• [Aim of the task]
From the entries below, reproduce exactly the line containing "Emit a Python", the line containing "p_start = [0, 0]", and every line in between, with nothing added.

___ Input rows

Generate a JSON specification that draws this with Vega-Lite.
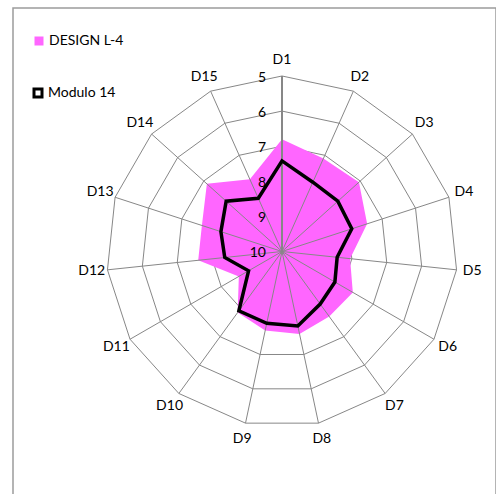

______
___ Input rows

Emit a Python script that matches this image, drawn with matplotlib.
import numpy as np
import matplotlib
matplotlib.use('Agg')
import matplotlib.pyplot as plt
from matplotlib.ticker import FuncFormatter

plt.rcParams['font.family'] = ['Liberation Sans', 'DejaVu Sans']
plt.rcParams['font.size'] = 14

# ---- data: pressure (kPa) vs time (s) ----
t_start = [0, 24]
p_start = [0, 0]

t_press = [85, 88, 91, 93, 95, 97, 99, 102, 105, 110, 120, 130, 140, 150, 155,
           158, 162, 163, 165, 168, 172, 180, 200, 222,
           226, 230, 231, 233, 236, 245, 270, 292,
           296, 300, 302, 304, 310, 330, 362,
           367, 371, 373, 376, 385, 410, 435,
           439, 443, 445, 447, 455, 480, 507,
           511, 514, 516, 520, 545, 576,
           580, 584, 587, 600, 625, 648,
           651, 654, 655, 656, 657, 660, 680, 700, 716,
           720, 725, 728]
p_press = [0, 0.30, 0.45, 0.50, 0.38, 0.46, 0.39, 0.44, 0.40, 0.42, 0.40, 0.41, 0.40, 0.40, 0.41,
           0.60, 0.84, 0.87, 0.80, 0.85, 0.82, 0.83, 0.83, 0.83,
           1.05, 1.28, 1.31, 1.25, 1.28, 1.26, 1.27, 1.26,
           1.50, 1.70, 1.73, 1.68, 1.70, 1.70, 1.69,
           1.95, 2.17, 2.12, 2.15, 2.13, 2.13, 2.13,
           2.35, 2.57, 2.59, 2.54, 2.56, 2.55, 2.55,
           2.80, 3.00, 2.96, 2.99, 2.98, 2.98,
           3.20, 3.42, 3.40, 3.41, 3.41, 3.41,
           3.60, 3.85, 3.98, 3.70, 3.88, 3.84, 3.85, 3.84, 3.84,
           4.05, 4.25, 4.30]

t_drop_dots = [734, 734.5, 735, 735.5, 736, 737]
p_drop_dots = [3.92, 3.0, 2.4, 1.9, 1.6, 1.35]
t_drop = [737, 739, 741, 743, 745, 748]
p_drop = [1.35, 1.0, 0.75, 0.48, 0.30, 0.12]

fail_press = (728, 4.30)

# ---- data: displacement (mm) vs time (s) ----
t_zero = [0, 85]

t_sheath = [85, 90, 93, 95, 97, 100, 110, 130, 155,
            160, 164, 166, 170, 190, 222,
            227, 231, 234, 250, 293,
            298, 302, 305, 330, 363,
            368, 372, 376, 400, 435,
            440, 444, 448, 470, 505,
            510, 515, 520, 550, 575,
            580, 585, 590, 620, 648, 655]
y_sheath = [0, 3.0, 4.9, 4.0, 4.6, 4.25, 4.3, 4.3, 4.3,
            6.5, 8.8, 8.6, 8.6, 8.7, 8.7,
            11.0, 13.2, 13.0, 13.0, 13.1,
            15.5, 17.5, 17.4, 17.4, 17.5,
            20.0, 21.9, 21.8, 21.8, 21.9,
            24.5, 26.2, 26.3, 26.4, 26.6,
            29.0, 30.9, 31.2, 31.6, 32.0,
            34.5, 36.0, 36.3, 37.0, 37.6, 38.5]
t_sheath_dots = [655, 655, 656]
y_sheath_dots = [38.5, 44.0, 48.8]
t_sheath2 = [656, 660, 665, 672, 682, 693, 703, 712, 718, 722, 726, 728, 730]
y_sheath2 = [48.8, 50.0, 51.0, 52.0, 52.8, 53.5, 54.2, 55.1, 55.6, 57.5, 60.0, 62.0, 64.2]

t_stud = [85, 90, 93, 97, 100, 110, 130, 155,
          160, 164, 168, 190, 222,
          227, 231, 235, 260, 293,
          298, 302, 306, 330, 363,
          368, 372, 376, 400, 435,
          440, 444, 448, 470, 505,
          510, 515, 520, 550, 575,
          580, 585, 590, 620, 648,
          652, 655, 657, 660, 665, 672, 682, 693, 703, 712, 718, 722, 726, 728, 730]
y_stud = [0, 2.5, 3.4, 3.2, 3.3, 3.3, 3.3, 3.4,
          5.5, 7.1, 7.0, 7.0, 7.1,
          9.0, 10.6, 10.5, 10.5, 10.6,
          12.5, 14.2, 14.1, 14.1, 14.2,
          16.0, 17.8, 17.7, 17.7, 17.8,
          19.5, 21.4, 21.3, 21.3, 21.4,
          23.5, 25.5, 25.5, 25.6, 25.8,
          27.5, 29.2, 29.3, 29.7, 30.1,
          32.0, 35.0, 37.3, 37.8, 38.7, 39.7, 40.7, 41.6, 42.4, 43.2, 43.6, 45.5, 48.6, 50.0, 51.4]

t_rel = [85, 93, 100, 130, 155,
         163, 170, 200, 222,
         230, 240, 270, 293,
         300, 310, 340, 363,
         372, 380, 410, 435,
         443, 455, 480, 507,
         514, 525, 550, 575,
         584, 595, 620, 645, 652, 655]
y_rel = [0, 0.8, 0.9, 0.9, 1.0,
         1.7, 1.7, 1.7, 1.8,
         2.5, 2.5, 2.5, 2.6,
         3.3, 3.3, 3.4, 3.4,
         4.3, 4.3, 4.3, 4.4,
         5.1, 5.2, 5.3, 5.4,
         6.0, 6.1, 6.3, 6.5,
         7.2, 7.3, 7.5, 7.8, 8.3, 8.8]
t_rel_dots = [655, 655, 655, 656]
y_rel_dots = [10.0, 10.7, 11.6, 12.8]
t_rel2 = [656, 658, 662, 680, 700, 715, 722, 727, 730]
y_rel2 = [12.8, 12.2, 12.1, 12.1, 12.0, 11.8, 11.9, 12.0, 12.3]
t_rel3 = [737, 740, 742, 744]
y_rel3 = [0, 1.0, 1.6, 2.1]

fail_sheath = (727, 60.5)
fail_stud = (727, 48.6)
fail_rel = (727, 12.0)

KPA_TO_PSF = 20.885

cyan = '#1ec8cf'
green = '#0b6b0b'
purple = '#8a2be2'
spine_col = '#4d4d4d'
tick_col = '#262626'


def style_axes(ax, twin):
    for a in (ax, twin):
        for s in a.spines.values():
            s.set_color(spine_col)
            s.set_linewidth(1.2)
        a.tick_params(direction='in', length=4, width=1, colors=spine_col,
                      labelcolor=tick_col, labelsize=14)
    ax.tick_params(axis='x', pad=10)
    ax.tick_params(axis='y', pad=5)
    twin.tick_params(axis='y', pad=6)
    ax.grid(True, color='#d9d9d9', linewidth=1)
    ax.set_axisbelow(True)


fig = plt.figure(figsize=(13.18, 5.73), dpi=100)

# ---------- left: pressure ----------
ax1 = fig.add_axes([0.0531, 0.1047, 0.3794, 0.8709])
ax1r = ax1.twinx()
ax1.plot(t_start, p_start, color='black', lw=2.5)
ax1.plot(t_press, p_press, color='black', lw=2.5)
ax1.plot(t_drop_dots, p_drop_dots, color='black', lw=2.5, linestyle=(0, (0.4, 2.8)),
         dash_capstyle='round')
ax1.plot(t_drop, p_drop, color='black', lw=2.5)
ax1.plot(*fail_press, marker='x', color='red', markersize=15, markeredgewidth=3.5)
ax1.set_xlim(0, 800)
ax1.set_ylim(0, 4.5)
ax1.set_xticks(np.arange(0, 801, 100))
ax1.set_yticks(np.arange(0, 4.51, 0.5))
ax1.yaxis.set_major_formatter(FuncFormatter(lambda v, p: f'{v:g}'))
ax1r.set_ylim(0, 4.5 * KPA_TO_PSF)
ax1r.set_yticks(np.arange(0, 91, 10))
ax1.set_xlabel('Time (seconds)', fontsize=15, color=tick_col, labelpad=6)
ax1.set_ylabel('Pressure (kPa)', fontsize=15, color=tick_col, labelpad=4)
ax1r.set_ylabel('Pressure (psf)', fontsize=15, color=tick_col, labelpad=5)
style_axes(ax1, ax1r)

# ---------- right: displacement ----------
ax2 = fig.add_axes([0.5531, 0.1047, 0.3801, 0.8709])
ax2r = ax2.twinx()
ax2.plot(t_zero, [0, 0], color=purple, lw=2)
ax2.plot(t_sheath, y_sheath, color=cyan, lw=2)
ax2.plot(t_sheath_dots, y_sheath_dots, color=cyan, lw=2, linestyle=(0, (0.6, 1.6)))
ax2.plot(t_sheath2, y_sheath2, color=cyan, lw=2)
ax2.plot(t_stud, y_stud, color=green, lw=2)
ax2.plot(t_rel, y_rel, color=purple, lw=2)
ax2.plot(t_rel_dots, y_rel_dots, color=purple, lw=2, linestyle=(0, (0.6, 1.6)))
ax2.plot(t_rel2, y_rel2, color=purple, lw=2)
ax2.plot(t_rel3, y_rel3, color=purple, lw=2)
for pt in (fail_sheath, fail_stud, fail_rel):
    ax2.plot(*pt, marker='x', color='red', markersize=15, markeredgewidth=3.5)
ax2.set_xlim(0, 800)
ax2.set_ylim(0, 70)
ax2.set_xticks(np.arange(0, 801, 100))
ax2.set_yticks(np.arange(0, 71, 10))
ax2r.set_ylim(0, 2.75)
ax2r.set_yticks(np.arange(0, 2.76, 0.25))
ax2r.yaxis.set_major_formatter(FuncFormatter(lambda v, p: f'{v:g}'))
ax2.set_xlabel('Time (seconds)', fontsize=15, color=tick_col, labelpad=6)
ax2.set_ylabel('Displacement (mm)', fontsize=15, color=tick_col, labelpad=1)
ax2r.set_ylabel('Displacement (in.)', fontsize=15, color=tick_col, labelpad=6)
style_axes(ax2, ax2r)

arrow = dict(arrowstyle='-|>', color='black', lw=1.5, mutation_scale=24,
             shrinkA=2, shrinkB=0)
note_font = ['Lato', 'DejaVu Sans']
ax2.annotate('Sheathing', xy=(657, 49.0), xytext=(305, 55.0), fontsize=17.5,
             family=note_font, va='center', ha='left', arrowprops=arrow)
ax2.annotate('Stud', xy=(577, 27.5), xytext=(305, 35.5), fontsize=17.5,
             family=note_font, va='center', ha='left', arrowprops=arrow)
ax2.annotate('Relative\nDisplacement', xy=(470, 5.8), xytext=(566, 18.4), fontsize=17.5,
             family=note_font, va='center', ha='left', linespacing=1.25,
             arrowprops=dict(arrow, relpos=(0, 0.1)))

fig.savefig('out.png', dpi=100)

______

• [Exercise result]
Emit a Python script that matches this image, drawn with matplotlib.
import numpy as np
import matplotlib
matplotlib.use('Agg')
import matplotlib.pyplot as plt
from matplotlib.ticker import FuncFormatter

plt.rcParams['font.family'] = ['Liberation Sans', 'DejaVu Sans']
plt.rcParams['font.size'] = 14

# ---- data: pressure (kPa) vs time (s) ----
t_start = [0, 24]
p_start = [0, 0]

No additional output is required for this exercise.